Atlas AI appoints Victoria Coleman as CEO, most recently CTO of Wikimedia Foundation
The Rockefeller Foundation marked the public launch of Atlas AI, a social enterprise established by the Foundation and a team of Stanford University professors to develop data products to support global development. Atlas AI works at the intersection of development economics, crop science, remote sensing, and artificial intelligence to generate detailed insights on poverty, crop yield and economic trends across Sub-Saharan Africa. Earlier this week, Atlas AI named Victoria Coleman, previously Chief Technology Officer of the Wikimedia Foundation, as the organization’s first Chief Executive Officer.
A B-Corporation founded in partnership with The Rockefeller Foundation in 2018, Atlas AI uses machine learning algorithms and a rich array of ground truth data to estimate economic activity and crop yield from satellite imagery. Atlas AI validates its models against gold standard datasets collected by multilateral partners in the field, and their methods are backed by rigorously peer reviewed scientific research.
“Atlas AI is an innovative model for translating the best research thinking into products and services that accelerate sustainable development. Part of The Rockefeller Foundation’s vision is to unlock AI’s tremendous potential to improve people’s well-being while mitigating downside risks,” said Zia Khan, Vice President of Innovation at The Rockefeller Foundation. “We’re tremendously excited to welcome Victoria as Atlas AI’s new CEO. We conducted an extensive search and she brings a unique combination of skills and experiences to complement a world-class team.”
The reality is that it’s difficult to reach people living at or near the poverty line with critical information and services, especially if they are not online. Fielding a census or survey is time consuming and remarkably expensive—particularly for low-income, fragile, and conflict-affected countries. Atlas AI was founded to solve these challenges, delivering information more quickly and cost-effectively, and with greater accuracy and detail.
Based on years of cutting-edge research, Atlas AI was launched by professors David Lobell, Stefano Ermon, and Marshall Burke of Stanford University to give decision-makers in developing countries access to low-cost, cutting-edge data. Experts in artificial intelligence, data science, and development economics, Lobell, Ermon and Burke had already shown that satellite imagery can be used to map poverty and crop yields in Africa with a combination of economic data, space technology, and machine learning algorithms. Over the last seven months they began building Atlas AI with support from The Rockefeller Foundation, working with partner organizations in Africa to test and operationalize new products, including high-resolution datasets on wealth, consumption, and agricultural yields.

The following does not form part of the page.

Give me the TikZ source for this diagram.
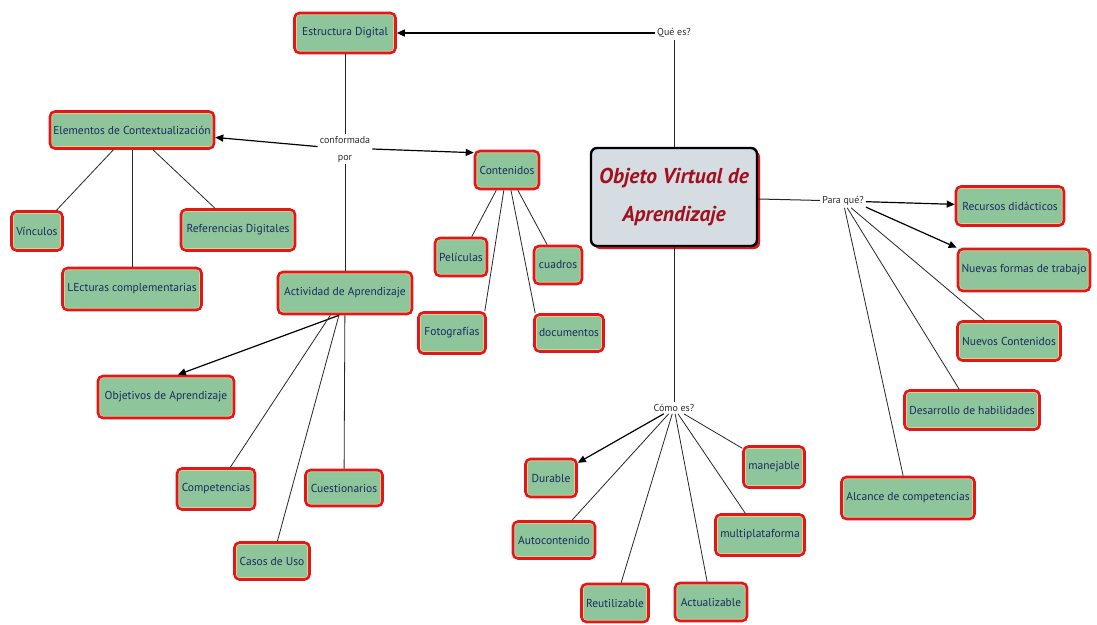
\documentclass[tikz,border=0pt]{standalone}
\usepackage{fontspec}
\setmainfont{PT Sans}
\usetikzlibrary{arrows.meta,shadows}
\definecolor{boxred}{HTML}{E3161C}
\definecolor{boxgreen}{HTML}{8FC59B}
\definecolor{boxtext}{HTML}{1B2A5E}
\definecolor{boxyellow}{HTML}{F2E28A}
\definecolor{objfill}{HTML}{D5DCE2}
\definecolor{objtext}{HTML}{A0101E}
\definecolor{labtext}{HTML}{2A2A2A}
\begin{document}
\begin{tikzpicture}[x=1pt,y=-1pt,
  box/.style={rounded corners=5pt, draw=boxred, line width=2.6pt, fill=boxgreen,
    text=boxtext, font=\fontsize{11.5}{13}\selectfont, inner sep=2pt,
    path picture={\draw[boxyellow, line width=0.7pt, rounded corners=3pt]
      ([shift={(1.7pt,1.7pt)}]path picture bounding box.south west) rectangle
      ([shift={(-1.7pt,-1.7pt)}]path picture bounding box.north east);}},
  lab/.style={font=\fontsize{10}{12}\selectfont, text=labtext, inner sep=2pt, align=center},
  ln/.style={draw=black!85, line width=0.8pt},
  arr/.style={draw=black, line width=1.2pt, -{Triangle[length=8pt,width=7pt]}}
]
\useasboundingbox (0,0) rectangle (1097,624);

% central node
\node[draw=black, line width=2.4pt, rounded corners=6pt, fill=objfill,
  minimum width=166pt, minimum height=98pt, align=center, text=objtext,
  font=\fontsize{21.5}{38}\selectfont\bfseries\itshape,
  general shadow={shadow xshift=3pt, shadow yshift=-3pt, fill=boxred}]
  (obj) at (674,197) {Objeto Virtual de\\Aprendizaje};

% labels
\node[lab] (que) at (674,33) {Qué es?};
\node[lab] (para) at (843,201) {Para qué?};
\node[lab] (como) at (674,408) {Cómo es?};
\node[lab, font=\fontsize{10}{17}\selectfont] (conf) at (345,149) {conformada\\por};

% boxes
\node[box, minimum width=101pt, minimum height=40pt] (ed) at (345,33) {Estructura Digital};
\node[box, minimum width=164pt, minimum height=37pt] (elem) at (132,130) {Elementos de Contextualización};
\node[box, minimum width=51pt, minimum height=39pt] (vin) at (37,231) {Vínculos};
\node[box, minimum width=114pt, minimum height=41pt] (ref) at (238,230) {Referencias Digitales};
\node[box, minimum width=139pt, minimum height=42pt] (lec) at (132,289) {LEcturas complementarias};
\node[box, minimum width=134pt, minimum height=42pt] (actv) at (345,293) {Actividad de Aprendizaje};
\node[box, minimum width=136pt, minimum height=42pt] (obja) at (166,397) {Objetivos de Aprendizaje};
\node[box, minimum width=78pt, minimum height=41pt] (comp) at (216,489) {Competencias};
\node[box, minimum width=77pt, minimum height=36pt] (cues) at (344,488) {Cuestionarios};
\node[box, minimum width=75pt, minimum height=37pt] (casos) at (272,561) {Casos de Uso};
\node[box, minimum width=64pt, minimum height=38pt] (cont) at (507,170) {Contenidos};
\node[box, minimum width=52pt, minimum height=38pt] (pel) at (461,257) {Películas};
\node[box, minimum width=48pt, minimum height=38pt] (cua) at (558,265) {cuadros};
\node[box, minimum width=67pt, minimum height=41pt] (foto) at (452,333) {Fotografías};
\node[box, minimum width=69pt, minimum height=37pt] (doc) at (569,333) {documentos};
\node[box, minimum width=108pt, minimum height=39pt] (rec) at (1010,206) {Recursos didácticos};
\node[box, minimum width=132pt, minimum height=42pt] (nf) at (1024,270) {Nuevas formas de trabajo};
\node[box, minimum width=103pt, minimum height=39pt] (nc) at (1009,341) {Nuevos Contenidos};
\node[box, minimum width=135pt, minimum height=39pt] (dh) at (972,410) {Desarrollo de habilidades};
\node[box, minimum width=133pt, minimum height=42pt] (ac) at (908,498) {Alcance de competencias};
\node[box, minimum width=51pt, minimum height=38pt] (dur) at (551,478) {Durable};
\node[box, minimum width=82pt, minimum height=37pt] (auto) at (554,540) {Autocontenido};
\node[box, minimum width=67pt, minimum height=38pt] (reu) at (615,603) {Reutilizable};
\node[box, minimum width=72pt, minimum height=38pt] (actz) at (711,602) {Actualizable};
\node[box, minimum width=89pt, minimum height=41pt] (mult) at (760,535) {multiplataforma};
\node[box, minimum width=61pt, minimum height=41pt] (man) at (774,467) {manejable};

% connectors
\draw[ln] (obj) -- (que);
\draw[arr, line width=1.5pt] (que) -- (ed);
\draw[ln] (ed) -- (conf);
\draw[arr] (conf) -- (elem);
\draw[arr] (conf.east) -- ([yshift=-3pt]cont.north west);
\draw[ln] (conf) -- (actv);
\draw[ln] (elem) -- (vin);
\draw[ln] (elem) -- (lec);
\draw[ln] (elem) -- (ref);
\draw[ln] (cont) -- (pel);
\draw[ln] (cont) -- ([xshift=-2pt]foto.north east);
\draw[ln] (cont) -- ([xshift=2pt]doc.north west);
\draw[ln] (cont) -- (cua);
\draw[arr] (actv.-105) -- (obja.62);
\draw[ln] (actv) -- (comp);
\draw[ln] (actv) -- (casos);
\draw[ln] (actv) -- (cues);
\draw[ln, line width=1pt] (obj) -- (para);
\draw[arr] (para) -- (rec);
\draw[arr] (para.-15) -- (nf.north west);
\draw[ln] (para) -- (nc);
\draw[ln] (para) -- (dh);
\draw[ln] (para) -- (ac);
\draw[ln, line width=1pt] (obj) -- (como);
\draw[arr] (como) -- (dur);
\draw[ln] (como) -- (auto);
\draw[ln] (como) -- (reu);
\draw[ln] (como) -- (actz);
\draw[ln] (como) -- (mult);
\draw[ln] (como) -- (man);
\end{tikzpicture}
\end{document}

Atlas AI has assembled a team of the best scientists and engineers in the world with the passion and creativity to make a positive difference. Today, Atlas AI announced Victoria Coleman as the organization’s first CEO. As CTO at the Wikimedia Foundation – the non-profit organization behind Wikipedia, one of the world’s largest and most popular web properties – Ms. Coleman set the vision and strategy for technology and operations for Wikimedia projects in collaboration with the Wiki community. Previously, as Vice President Engineering at Yahoo! Inc., she led the company’s web services at scale. Before joining Yahoo!, Ms. Coleman served as Vice President, Emerging Technologies at Nokia. Throughout her career, she has demonstrated a commitment to open data, a crucial part of Atlas AI’s mission. As a public benefit corporation, the company will support an open analytics platform allowing the public to browse economic datasets for the developing world, at sub-national resolution.
While private-sector businesses have been building and deploying artificial intelligence for years, most organizations in the non-profit, civic, and public sectors have yet to robustly apply these techniques towards the complex challenges they address. They have a strong appetite to use applied data to make their work go farther, faster, and ultimately help more people – but they may lack access to the skill sets and resources to do so in their context.
In an expanding effort to build the field of data science for social impact, in January 2019 The Rockefeller Foundation announced the creation of the Data Science for Social Impact collaborative in partnership with the Mastercard Center for Inclusive Growth. The first activity by the collaborative was $20-million in funding to DataKind, a global non-profit that connects data science talent with social organizations – harnessing the power of data science and AI in the service of humanity.
As a science-driven philanthropy focused on partnering for the greatest impact, The Rockefeller Foundation supports the growth and success of Atlas AI so that its cutting-edge data products and services get to those who need them most. The Foundation maintains a seat on Atlas AI’s Board of Directors and will continue to be an active partner focused on long-term stewardship of results-oriented, global human development outcomes.